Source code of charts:
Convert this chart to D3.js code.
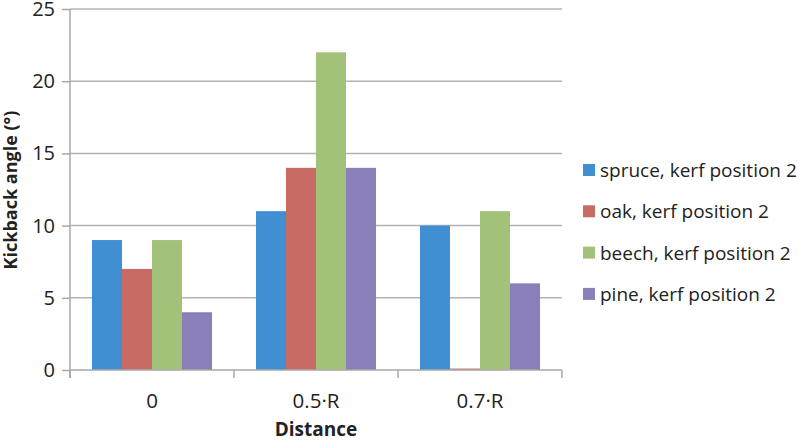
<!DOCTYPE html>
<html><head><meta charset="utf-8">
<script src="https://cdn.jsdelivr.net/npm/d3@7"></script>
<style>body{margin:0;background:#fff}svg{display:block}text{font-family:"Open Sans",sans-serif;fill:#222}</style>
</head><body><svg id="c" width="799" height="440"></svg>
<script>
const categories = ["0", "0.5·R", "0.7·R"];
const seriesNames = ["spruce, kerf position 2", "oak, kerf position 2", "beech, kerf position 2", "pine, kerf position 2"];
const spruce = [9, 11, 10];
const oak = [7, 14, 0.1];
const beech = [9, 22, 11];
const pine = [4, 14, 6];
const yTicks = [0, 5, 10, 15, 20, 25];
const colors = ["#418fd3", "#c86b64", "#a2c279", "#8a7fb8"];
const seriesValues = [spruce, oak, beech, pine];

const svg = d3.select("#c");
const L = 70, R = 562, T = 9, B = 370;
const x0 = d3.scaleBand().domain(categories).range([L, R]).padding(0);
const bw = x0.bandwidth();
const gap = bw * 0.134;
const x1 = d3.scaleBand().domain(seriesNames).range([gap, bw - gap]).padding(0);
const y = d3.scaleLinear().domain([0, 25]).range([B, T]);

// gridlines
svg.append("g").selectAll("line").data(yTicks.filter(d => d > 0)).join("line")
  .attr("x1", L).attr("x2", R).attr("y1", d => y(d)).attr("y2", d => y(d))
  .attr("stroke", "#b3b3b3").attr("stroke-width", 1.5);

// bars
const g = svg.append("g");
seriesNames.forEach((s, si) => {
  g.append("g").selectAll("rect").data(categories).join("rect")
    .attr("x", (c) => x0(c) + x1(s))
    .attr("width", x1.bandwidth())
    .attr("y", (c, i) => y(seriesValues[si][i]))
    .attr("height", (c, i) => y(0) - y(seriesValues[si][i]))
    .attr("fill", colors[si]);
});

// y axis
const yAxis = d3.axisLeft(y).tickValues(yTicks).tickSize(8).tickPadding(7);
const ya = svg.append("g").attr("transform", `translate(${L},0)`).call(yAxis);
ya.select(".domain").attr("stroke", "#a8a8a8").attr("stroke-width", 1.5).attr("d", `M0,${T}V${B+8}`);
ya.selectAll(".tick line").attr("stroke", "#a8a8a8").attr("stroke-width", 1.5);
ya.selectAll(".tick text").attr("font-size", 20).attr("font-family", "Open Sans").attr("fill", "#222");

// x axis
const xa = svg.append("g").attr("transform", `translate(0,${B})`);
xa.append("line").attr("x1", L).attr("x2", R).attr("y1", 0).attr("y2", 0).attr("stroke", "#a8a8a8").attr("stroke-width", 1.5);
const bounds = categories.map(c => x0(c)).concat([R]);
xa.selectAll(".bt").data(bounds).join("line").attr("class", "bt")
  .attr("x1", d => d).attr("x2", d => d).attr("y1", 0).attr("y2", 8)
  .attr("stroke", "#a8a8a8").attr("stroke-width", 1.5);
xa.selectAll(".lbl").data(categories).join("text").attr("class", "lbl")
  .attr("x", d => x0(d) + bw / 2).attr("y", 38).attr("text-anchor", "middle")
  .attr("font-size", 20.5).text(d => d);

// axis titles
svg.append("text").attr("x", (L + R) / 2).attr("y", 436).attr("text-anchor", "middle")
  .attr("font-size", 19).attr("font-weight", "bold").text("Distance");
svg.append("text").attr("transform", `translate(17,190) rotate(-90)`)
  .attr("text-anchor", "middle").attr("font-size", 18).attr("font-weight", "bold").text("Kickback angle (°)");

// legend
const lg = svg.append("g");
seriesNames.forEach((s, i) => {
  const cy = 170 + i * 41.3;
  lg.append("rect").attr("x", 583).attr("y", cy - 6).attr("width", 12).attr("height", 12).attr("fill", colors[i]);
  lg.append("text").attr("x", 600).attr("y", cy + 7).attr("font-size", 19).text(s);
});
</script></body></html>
--
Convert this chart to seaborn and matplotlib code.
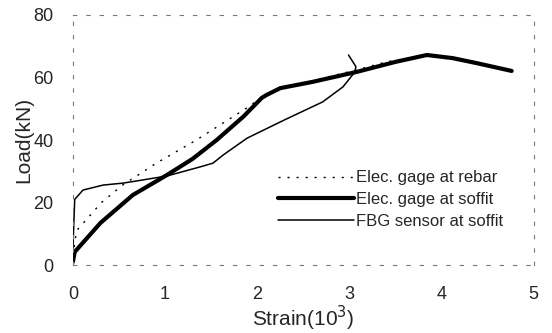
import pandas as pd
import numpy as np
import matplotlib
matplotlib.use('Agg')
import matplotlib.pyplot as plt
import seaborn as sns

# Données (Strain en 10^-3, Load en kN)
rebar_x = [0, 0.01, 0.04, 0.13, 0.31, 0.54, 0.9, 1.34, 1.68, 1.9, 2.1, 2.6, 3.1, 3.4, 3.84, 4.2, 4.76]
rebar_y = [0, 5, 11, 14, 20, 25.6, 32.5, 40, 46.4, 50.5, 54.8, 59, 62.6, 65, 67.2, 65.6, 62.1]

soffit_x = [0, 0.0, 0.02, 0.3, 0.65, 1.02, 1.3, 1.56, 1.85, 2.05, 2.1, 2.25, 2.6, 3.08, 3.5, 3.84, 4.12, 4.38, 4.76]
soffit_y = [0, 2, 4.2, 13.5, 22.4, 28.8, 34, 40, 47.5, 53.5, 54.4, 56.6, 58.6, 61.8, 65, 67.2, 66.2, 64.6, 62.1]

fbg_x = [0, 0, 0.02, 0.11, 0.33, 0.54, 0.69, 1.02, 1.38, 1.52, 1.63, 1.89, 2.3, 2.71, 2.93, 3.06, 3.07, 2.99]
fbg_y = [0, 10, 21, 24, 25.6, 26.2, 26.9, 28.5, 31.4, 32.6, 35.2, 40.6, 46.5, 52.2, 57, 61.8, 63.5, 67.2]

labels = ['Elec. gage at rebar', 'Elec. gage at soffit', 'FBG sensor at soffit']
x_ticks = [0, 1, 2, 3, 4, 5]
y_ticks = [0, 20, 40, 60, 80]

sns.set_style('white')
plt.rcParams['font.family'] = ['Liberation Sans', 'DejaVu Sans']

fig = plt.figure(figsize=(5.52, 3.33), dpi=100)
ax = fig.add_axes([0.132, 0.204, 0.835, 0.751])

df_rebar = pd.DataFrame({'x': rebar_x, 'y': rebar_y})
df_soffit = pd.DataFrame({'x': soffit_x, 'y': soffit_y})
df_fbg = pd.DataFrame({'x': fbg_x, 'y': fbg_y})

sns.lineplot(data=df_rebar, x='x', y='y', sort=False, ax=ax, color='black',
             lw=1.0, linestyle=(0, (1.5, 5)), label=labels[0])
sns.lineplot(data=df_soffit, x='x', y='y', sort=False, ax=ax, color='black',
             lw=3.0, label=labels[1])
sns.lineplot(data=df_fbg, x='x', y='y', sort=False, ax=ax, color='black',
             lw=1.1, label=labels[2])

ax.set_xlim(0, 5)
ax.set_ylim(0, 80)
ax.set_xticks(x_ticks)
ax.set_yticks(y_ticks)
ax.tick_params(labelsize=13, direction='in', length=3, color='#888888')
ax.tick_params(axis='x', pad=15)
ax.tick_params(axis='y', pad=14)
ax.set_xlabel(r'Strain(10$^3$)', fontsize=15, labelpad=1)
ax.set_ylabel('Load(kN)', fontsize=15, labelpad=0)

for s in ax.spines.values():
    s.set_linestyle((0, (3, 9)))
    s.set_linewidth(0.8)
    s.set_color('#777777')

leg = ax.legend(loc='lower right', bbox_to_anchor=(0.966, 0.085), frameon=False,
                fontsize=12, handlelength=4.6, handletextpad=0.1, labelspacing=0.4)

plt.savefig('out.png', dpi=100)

== What is needed ==
In the listing above, find the line containing "Convert this chart to seaborn" and the line containing "66.2, 64.6, 62.1]". Print those two lines and every line between them exactly, with no pictures.

== Finished task ==
Convert this chart to seaborn and matplotlib code.
import pandas as pd
import numpy as np
import matplotlib
matplotlib.use('Agg')
import matplotlib.pyplot as plt
import seaborn as sns

# Données (Strain en 10^-3, Load en kN)
rebar_x = [0, 0.01, 0.04, 0.13, 0.31, 0.54, 0.9, 1.34, 1.68, 1.9, 2.1, 2.6, 3.1, 3.4, 3.84, 4.2, 4.76]
rebar_y = [0, 5, 11, 14, 20, 25.6, 32.5, 40, 46.4, 50.5, 54.8, 59, 62.6, 65, 67.2, 65.6, 62.1]

soffit_x = [0, 0.0, 0.02, 0.3, 0.65, 1.02, 1.3, 1.56, 1.85, 2.05, 2.1, 2.25, 2.6, 3.08, 3.5, 3.84, 4.12, 4.38, 4.76]
soffit_y = [0, 2, 4.2, 13.5, 22.4, 28.8, 34, 40, 47.5, 53.5, 54.4, 56.6, 58.6, 61.8, 65, 67.2, 66.2, 64.6, 62.1]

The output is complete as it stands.